Variação do custo médio mensal por faixa etária e ano

Considerando todo o contexto da saúde suplementar nesses últimos anos, e outros estudos mais específicos já realizados pela Funcional, os quais podem ser acessados nos links disponíveis abaixo, é possível inferir que esse crescimento desordenado e inesperado está relacionado às mudanças regulatórias em relação ao fim dos limites das terapias anuais, liberdade de escolha do terapeuta em relação à qualquer método de tratamento para TEA, e judicialização dos casos que extrapolam a regulação vigente, por mais ampla que tenha se tornado.
 

https://www.prosperabr.com/opiniao/os-impactos-e-a-relevancia-do-autismo-no-mercado-de-saudesuplementar

https://www.prosperabr.com/opiniao/transtornos-globais-do-desenvolvimento-impacto-nos-custos-de-planosde-saude

https://www.prosperabr.com/opiniao/os-impactos-da-alteracao-do-processo-de-atualizacao-do-rol-decobertura-dos-planos-de-saude-e-o-fim-dos-limites-para-consulta-e-sessoes-de-terapias

 

Corrobora com essa interpretação o estudo apresentado pela ANS na audiência pública sobre TEA, em outubro de 2023, em que observou aumento significativo dos atendimentos a beneficiários de 0 a 15 anos em 2022 com psicólogos, terapeutas ocupacionais e fonoaudiólogos em relação ao ano de 2019 (referência de utilização esperada antes da pandemia).

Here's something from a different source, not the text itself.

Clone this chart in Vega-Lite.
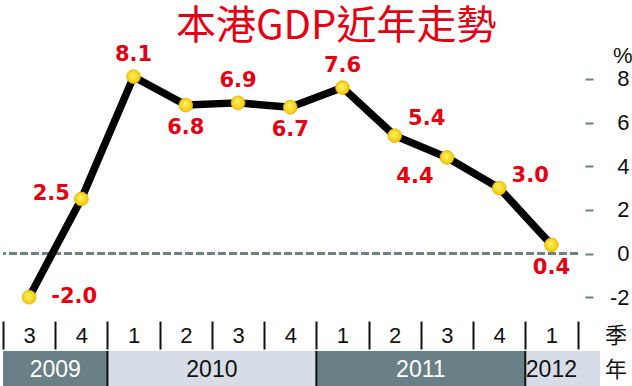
{
  "$schema": "https://vega.github.io/schema/vega-lite/v6.json",
  "padding": {"left": 2, "top": 6, "right": 0, "bottom": 0},
  "spacing": 0,
  "background": "white",
  "title": {
    "text": "本港GDP近年走勢",
    "font": "Noto Sans CJK TC",
    "fontSize": 40,
    "fontWeight": "normal",
    "color": "#e60012",
    "anchor": "start",
    "dx": 174,
    "offset": -43,
    "baseline": "bottom"
  },
  "datasets": {
    "gdp": [
      {"period": "2009 Q3", "value": -2.0},
      {"period": "2009 Q4", "value": 2.5},
      {"period": "2010 Q1", "value": 8.1},
      {"period": "2010 Q2", "value": 6.8},
      {"period": "2010 Q3", "value": 6.9},
      {"period": "2010 Q4", "value": 6.7},
      {"period": "2011 Q1", "value": 7.6},
      {"period": "2011 Q2", "value": 5.4},
      {"period": "2011 Q3", "value": 4.4},
      {"period": "2011 Q4", "value": 3.0},
      {"period": "2012 Q1", "value": 0.4}
    ],
    "years": [
      {"year": "2009", "start": 0, "end": 2},
      {"year": "2010", "start": 2, "end": 6},
      {"year": "2011", "start": 6, "end": 10},
      {"year": "2012", "start": 10, "end": 11}
    ]
  },
  "vconcat": [
    {
      "width": 574.5,
      "height": 271,
      "data": {"name": "gdp"},
      "transform": [
        {"calculate": "replace(format(datum.value, '.1f'), '\u2212', '-')", "as": "label"}
      ],
      "layer": [
        {
          "mark": {"type": "rule", "color": "#6b8186", "strokeWidth": 2, "strokeDash": [7, 4]},
          "encoding": {"y": {"datum": 0, "type": "quantitative"}}
        },
        {
          "encoding": {
            "x": {
              "field": "period",
              "type": "ordinal",
              "sort": "ascending",
              "scale": {"type": "band", "paddingInner": 0, "paddingOuter": 0},
              "axis": {
                "title": "季",
                "titleX": 612.5,
                "titleY": 14,
                "titleAlign": "center",
                "titleBaseline": "middle",
                "titleAngle": 0,
                "titleFont": "Noto Sans CJK TC",
                "titleFontSize": 22,
                "titleFontWeight": "normal",
                "titleColor": "#111111",
                "domain": false,
                "grid": false,
                "ticks": true,
                "tickBand": "extent",
                "tickSize": 28,
                "tickWidth": 2,
                "tickColor": "#111111",
                "labelExpr": "slice(datum.label, -1)",
                "labelFont": "Liberation Sans",
                "labelFontSize": 22,
                "labelColor": "#111111",
                "labelPadding": -14,
                "labelBaseline": "middle",
                "labelAngle": 0,
                "labelFlush": false,
                "labelOverlap": false,
                "labelBound": false
              }
            },
            "y": {
              "field": "value",
              "type": "quantitative",
              "scale": {"domain": [-3.092, 9.322], "nice": false, "zero": false},
              "axis": {
                "orient": "right",
                "offset": 7.5,
                "values": [-2, 0, 2, 4, 6, 8],
                "domain": false,
                "grid": false,
                "tickSize": 8,
                "tickWidth": 2,
                "tickColor": "#6b8186",
                "labelFont": "Liberation Sans",
                "labelFontSize": 22,
                "labelColor": "#111111",
                "labelAlign": "right",
                "labelBaseline": "middle",
                "labelPadding": 36,
                "labelExpr": "replace(datum.label, '\u2212', '-')",
                "title": "%",
                "titleAngle": 0,
                "titleX": 47,
                "titleY": 12,
                "titleAlign": "right",
                "titleBaseline": "alphabetic",
                "titleFont": "Liberation Sans",
                "titleFontSize": 22,
                "titleFontWeight": "normal",
                "titleColor": "#111111"
              }
            }
          },
          "layer": [
            {"mark": {"type": "line", "color": "#000000", "strokeWidth": 7.5, "strokeJoin": "round"}},
            {
              "mark": {
                "type": "circle",
                "size": 190,
                "opacity": 1,
                "fill": {
                  "gradient": "radial",
                  "x1": 0.42, "y1": 0.38, "r1": 0,
                  "x2": 0.5, "y2": 0.5, "r2": 0.55,
                  "stops": [
                    {"offset": 0, "color": "#fff36a"},
                    {"offset": 1, "color": "#f2c400"}
                  ]
                },
                "stroke": "#e0b400",
                "strokeWidth": 0.8
              }
            },
            {
              "transform": [{"filter": {"field": "period", "oneOf": ["2010 Q1", "2010 Q3", "2011 Q1"]}}],
              "mark": {"type": "text", "font": "DejaVu Sans", "fontWeight": "bold", "fontSize": 21, "color": "#e60012", "dy": -22},
              "encoding": {"text": {"field": "label"}}
            },
            {
              "transform": [{"filter": {"field": "period", "oneOf": ["2010 Q2", "2010 Q4", "2012 Q1"]}}],
              "mark": {"type": "text", "font": "DejaVu Sans", "fontWeight": "bold", "fontSize": 21, "color": "#e60012", "dy": 23},
              "encoding": {"text": {"field": "label"}}
            },
            {
              "transform": [{"filter": {"field": "period", "equal": "2009 Q3"}}],
              "mark": {"type": "text", "font": "DejaVu Sans", "fontWeight": "bold", "fontSize": 21, "color": "#e60012", "dx": 45, "dy": 0},
              "encoding": {"text": {"field": "label"}}
            },
            {
              "transform": [{"filter": {"field": "period", "equal": "2009 Q4"}}],
              "mark": {"type": "text", "font": "DejaVu Sans", "fontWeight": "bold", "fontSize": 21, "color": "#e60012", "dx": -30, "dy": -5},
              "encoding": {"text": {"field": "label"}}
            },
            {
              "transform": [{"filter": {"field": "period", "equal": "2011 Q2"}}],
              "mark": {"type": "text", "font": "DejaVu Sans", "fontWeight": "bold", "fontSize": 21, "color": "#e60012", "dx": 32, "dy": -17},
              "encoding": {"text": {"field": "label"}}
            },
            {
              "transform": [{"filter": {"field": "period", "equal": "2011 Q3"}}],
              "mark": {"type": "text", "font": "DejaVu Sans", "fontWeight": "bold", "fontSize": 21, "color": "#e60012", "dx": -32, "dy": 20},
              "encoding": {"text": {"field": "label"}}
            },
            {
              "transform": [{"filter": {"field": "period", "equal": "2011 Q4"}}],
              "mark": {"type": "text", "font": "DejaVu Sans", "fontWeight": "bold", "fontSize": 21, "color": "#e60012", "dx": 31, "dy": -12},
              "encoding": {"text": {"field": "label"}}
            }
          ]
        }
      ]
    },
    {
      "width": 597,
      "height": 37,
      "data": {"name": "years"},
      "view": {"fill": "#d6dde7", "stroke": null},
      "layer": [
        {
          "mark": {"type": "rect"},
          "encoding": {
            "x": {
              "field": "start",
              "type": "quantitative",
              "scale": {"domain": [0, 11], "range": [0, 574.5], "nice": false, "zero": false},
              "axis": {
                "orient": "top",
                "title": "年",
                "titleX": 612.5,
                "titleY": 18,
                "titleAlign": "center",
                "titleBaseline": "middle",
                "titleAngle": 0,
                "titleFont": "Noto Sans CJK TC",
                "titleFontSize": 22,
                "titleFontWeight": "normal",
                "titleColor": "#111111",
                "labels": false,
                "ticks": false,
                "domain": false,
                "grid": false
              }
            },
            "x2": {"field": "end"},
            "color": {
              "field": "year",
              "type": "nominal",
              "scale": {"domain": ["2009", "2010", "2011", "2012"], "range": ["#698086", "#d6dde7", "#698086", "#d6dde7"]},
              "legend": null
            }
          }
        },
        {
          "transform": [{"filter": "datum.start > 0"}],
          "mark": {"type": "rule", "color": "#111111", "strokeWidth": 2},
          "encoding": {"x": {"field": "start", "type": "quantitative"}}
        },
        {
          "transform": [{"calculate": "(datum.start + datum.end) / 2", "as": "mid"}],
          "mark": {"type": "text", "font": "Liberation Sans", "fontSize": 23},
          "encoding": {
            "x": {"field": "mid", "type": "quantitative"},
            "text": {"field": "year"},
            "color": {
              "condition": {"test": "datum.year === '2009' || datum.year === '2011'", "value": "#ffffff"},
              "value": "#111111"
            }
          }
        }
      ]
    }
  ],
  "config": {"view": {"stroke": null}}
}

https://www.gov.br/ans/pt-br/acesso-a-informacao/participacao-da-sociedade/audienciaspublicas/audiencia-publica-36

Fato é que, com o crescimento do custo na primeira faixa etária, combinado com a regra normativa que prevê que o preço da faixa etária mais velha não pode ser inferior ao preço da faixa anterior, o plano de saúde tem se tornado mais caro para todas as idades.

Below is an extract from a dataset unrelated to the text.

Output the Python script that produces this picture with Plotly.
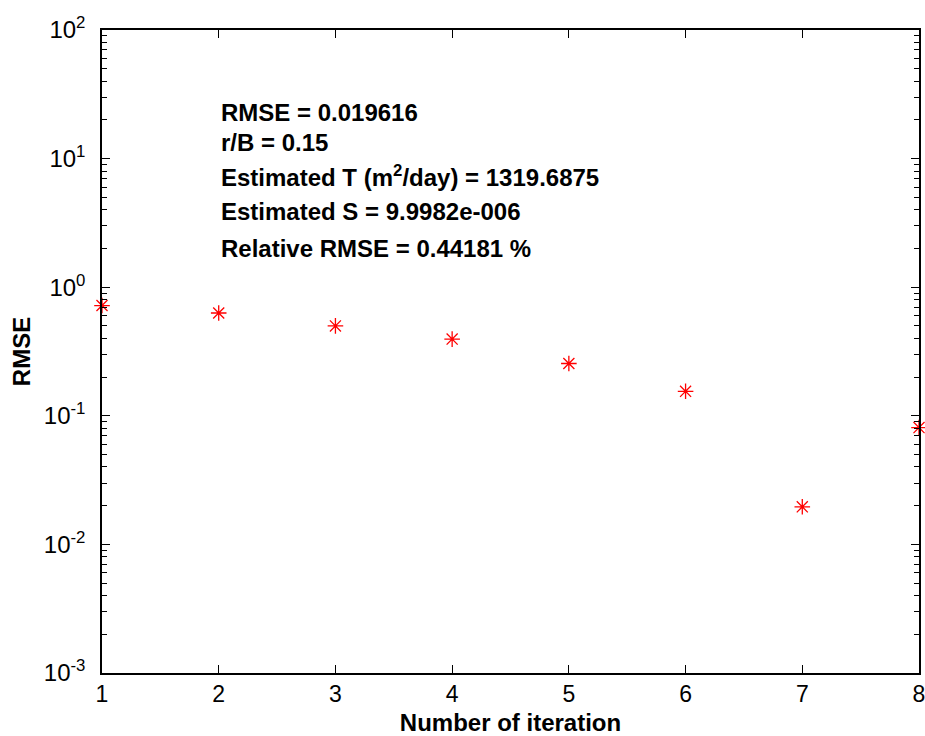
import plotly.graph_objects as go

iterations = [1, 2, 3, 4, 5, 6, 7, 8]
rmse = [0.72, 0.63, 0.50, 0.395, 0.255, 0.155, 0.0196, 0.081]

ytick_vals = [1e-3, 1e-2, 1e-1, 1e0, 1e1, 1e2]
ytick_text = ["10<sup>-3</sup>", "10<sup>-2</sup>", "10<sup>-1</sup>", "10<sup>0</sup>", "10<sup>1</sup>", "10<sup>2</sup>"]
minor_vals = [m * 10.0 ** e for e in range(-3, 2) for m in range(2, 10)]

info_lines = [
    "RMSE = 0.019616",
    "r/B = 0.15",
    "Estimated T (m<sup>2</sup>/day) = 1319.6875",
    "Estimated S = 9.9982e-006",
    "Relative RMSE = 0.44181 %",
]
info_y = [113, 142, 176, 211, 248]

fig = go.Figure()
fig.add_trace(go.Scatter(
    x=iterations, y=rmse, mode="markers",
    marker=dict(symbol="asterisk-open", size=13, color="red", line=dict(color="red", width=1.3)),
    cliponaxis=False, showlegend=False,
))

font = "Liberation Sans, Arial, sans-serif"
plot_top, plot_bot = 30, 673
for txt, yp in zip(info_lines, info_y):
    fig.add_annotation(
        x=2, xref="x", xanchor="left",
        y=1 - (yp - plot_top) / (plot_bot - plot_top), yref="paper", yanchor="middle",
        text="<b>" + txt + "</b>", showarrow=False,
        font=dict(family=font, size=24, color="black"),
    )

fig.update_layout(
    width=925, height=736,
    margin=dict(l=102, r=6, t=30, b=63),
    plot_bgcolor="white", paper_bgcolor="white",
    font=dict(family=font, color="black"),
)
fig.update_xaxes(
    range=[1, 8], tickvals=iterations, ticktext=[str(i) for i in iterations],
    ticks="inside", ticklen=8, tickwidth=1, tickcolor="black",
    showline=True, linecolor="black", linewidth=1.5, mirror="ticks",
    showgrid=False, zeroline=False, automargin=False, ticklabeloverflow="allow",
    tickfont=dict(size=23, family=font),
    title=dict(text="<b>Number of iteration</b>", font=dict(size=24, family=font), standoff=8),
)
fig.update_yaxes(
    type="log", range=[-3, 2], tickvals=ytick_vals, ticktext=ytick_text,
    ticks="inside", ticklen=8, tickwidth=1, tickcolor="black",
    minor=dict(tickvals=minor_vals, ticks="inside", ticklen=5, tickcolor="black", tickwidth=1),
    showline=True, linecolor="black", linewidth=1.5, mirror="ticks",
    showgrid=False, zeroline=False, automargin=False,
    tickfont=dict(size=24, family=font), ticklabelstandoff=10,
    title=dict(text="<b>RMSE</b>", font=dict(size=24, family=font), standoff=6),
)

fig.write_html("out.html")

Outro aspecto muito relevante, que corrobora com esse aumento do preço, é que, historicamente, a lógica da distribuição de preços por faixa etária consiste em redistribuir os carregamentos não assistenciais nas faixas mais jovens, onde o custo assistencial teoricamente é menor, e desonerar as faixas etárias mais velhas, cujo preço cobre basicamente o custo esperado. O carregamento não assistencial consiste na parcela do preço destinada a cobrir despesas administrativas, comerciais, entre outras não ligadas diretamente ao atendimento médico-hospitalar.

Essa redistribuição de receitas por faixa etária é o único mecanismo comercial que a Operadora possui para tornar o preço de determinadas faixas mais interessantes, uma vez que o preço deve cobrir no mínimo o custo assistencial esperado em cada faixa etária.

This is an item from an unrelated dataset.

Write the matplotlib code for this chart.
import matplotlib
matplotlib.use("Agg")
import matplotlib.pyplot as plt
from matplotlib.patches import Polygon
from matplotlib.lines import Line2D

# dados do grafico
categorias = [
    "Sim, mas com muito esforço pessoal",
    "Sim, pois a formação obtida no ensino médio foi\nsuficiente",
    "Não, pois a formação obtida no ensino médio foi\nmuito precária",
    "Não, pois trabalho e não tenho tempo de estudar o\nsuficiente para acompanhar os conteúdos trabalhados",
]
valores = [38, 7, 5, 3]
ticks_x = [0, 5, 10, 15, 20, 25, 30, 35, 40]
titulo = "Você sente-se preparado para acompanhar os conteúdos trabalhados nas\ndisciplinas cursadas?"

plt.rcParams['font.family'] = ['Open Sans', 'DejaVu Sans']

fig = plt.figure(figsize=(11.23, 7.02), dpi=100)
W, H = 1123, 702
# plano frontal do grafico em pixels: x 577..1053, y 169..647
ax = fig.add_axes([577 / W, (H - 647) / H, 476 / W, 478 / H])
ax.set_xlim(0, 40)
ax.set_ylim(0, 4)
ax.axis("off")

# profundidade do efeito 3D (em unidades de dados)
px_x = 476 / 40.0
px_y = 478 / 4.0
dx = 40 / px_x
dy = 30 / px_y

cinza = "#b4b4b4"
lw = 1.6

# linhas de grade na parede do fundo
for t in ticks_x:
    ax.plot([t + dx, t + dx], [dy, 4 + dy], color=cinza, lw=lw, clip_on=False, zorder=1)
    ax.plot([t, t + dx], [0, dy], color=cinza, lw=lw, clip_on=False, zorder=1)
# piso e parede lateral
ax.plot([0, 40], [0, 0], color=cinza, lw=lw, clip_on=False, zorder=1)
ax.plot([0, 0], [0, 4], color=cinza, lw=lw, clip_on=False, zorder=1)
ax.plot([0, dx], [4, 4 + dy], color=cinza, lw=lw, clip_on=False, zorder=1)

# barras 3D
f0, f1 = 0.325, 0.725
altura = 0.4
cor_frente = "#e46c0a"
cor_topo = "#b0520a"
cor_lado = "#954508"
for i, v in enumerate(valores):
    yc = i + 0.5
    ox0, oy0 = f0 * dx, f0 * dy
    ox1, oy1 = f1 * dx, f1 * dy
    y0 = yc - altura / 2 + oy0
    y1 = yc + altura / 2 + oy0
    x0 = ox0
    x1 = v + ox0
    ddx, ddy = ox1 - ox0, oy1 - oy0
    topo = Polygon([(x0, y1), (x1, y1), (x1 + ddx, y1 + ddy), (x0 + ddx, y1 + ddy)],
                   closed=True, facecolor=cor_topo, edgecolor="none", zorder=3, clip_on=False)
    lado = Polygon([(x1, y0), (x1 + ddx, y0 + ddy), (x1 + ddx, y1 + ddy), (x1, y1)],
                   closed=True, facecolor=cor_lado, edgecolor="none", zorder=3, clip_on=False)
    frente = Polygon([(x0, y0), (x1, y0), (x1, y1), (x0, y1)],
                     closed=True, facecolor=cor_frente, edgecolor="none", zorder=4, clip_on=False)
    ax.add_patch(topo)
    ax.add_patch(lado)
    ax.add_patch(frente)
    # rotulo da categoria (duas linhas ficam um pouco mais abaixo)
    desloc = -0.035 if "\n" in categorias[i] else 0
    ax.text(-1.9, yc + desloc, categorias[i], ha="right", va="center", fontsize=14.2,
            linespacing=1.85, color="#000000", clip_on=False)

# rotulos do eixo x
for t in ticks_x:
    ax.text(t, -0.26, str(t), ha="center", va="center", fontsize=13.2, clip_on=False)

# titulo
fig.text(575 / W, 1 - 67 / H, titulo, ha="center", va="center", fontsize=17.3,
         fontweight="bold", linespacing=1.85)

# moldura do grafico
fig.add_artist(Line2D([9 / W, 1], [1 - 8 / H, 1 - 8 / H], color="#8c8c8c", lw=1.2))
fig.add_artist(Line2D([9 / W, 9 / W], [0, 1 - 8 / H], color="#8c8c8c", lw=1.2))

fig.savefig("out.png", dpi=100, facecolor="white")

Entretanto, com o aumento do custo assistencial na primeira faixa etária, o que temos vivenciado na precificação é uma redistribuição dos carregamentos que deveriam incidir na primeira faixa etária sobre as demais faixas economicamente ativas, o que torna o preço do plano de saúde mais caro inclusive para a contratação empresarial, que representa a maior parte dos beneficiários da saúde suplementar.

O objetivo dessa análise não é responsabilizar um grupo de beneficiários pela sua necessidade de atendimento, mas refletir sobre como a expansão dos diretos de grupos específicos afeta o sistema como um todo, e sensibilizar o órgão regulador e o judiciário sobre a necessidade de aperfeiçoar as regras relacionadas a cobertura das terapias para portadores de TEA, a fim de evitar fraudes, desperdícios e privilégios que tem gerado desordem no sistema.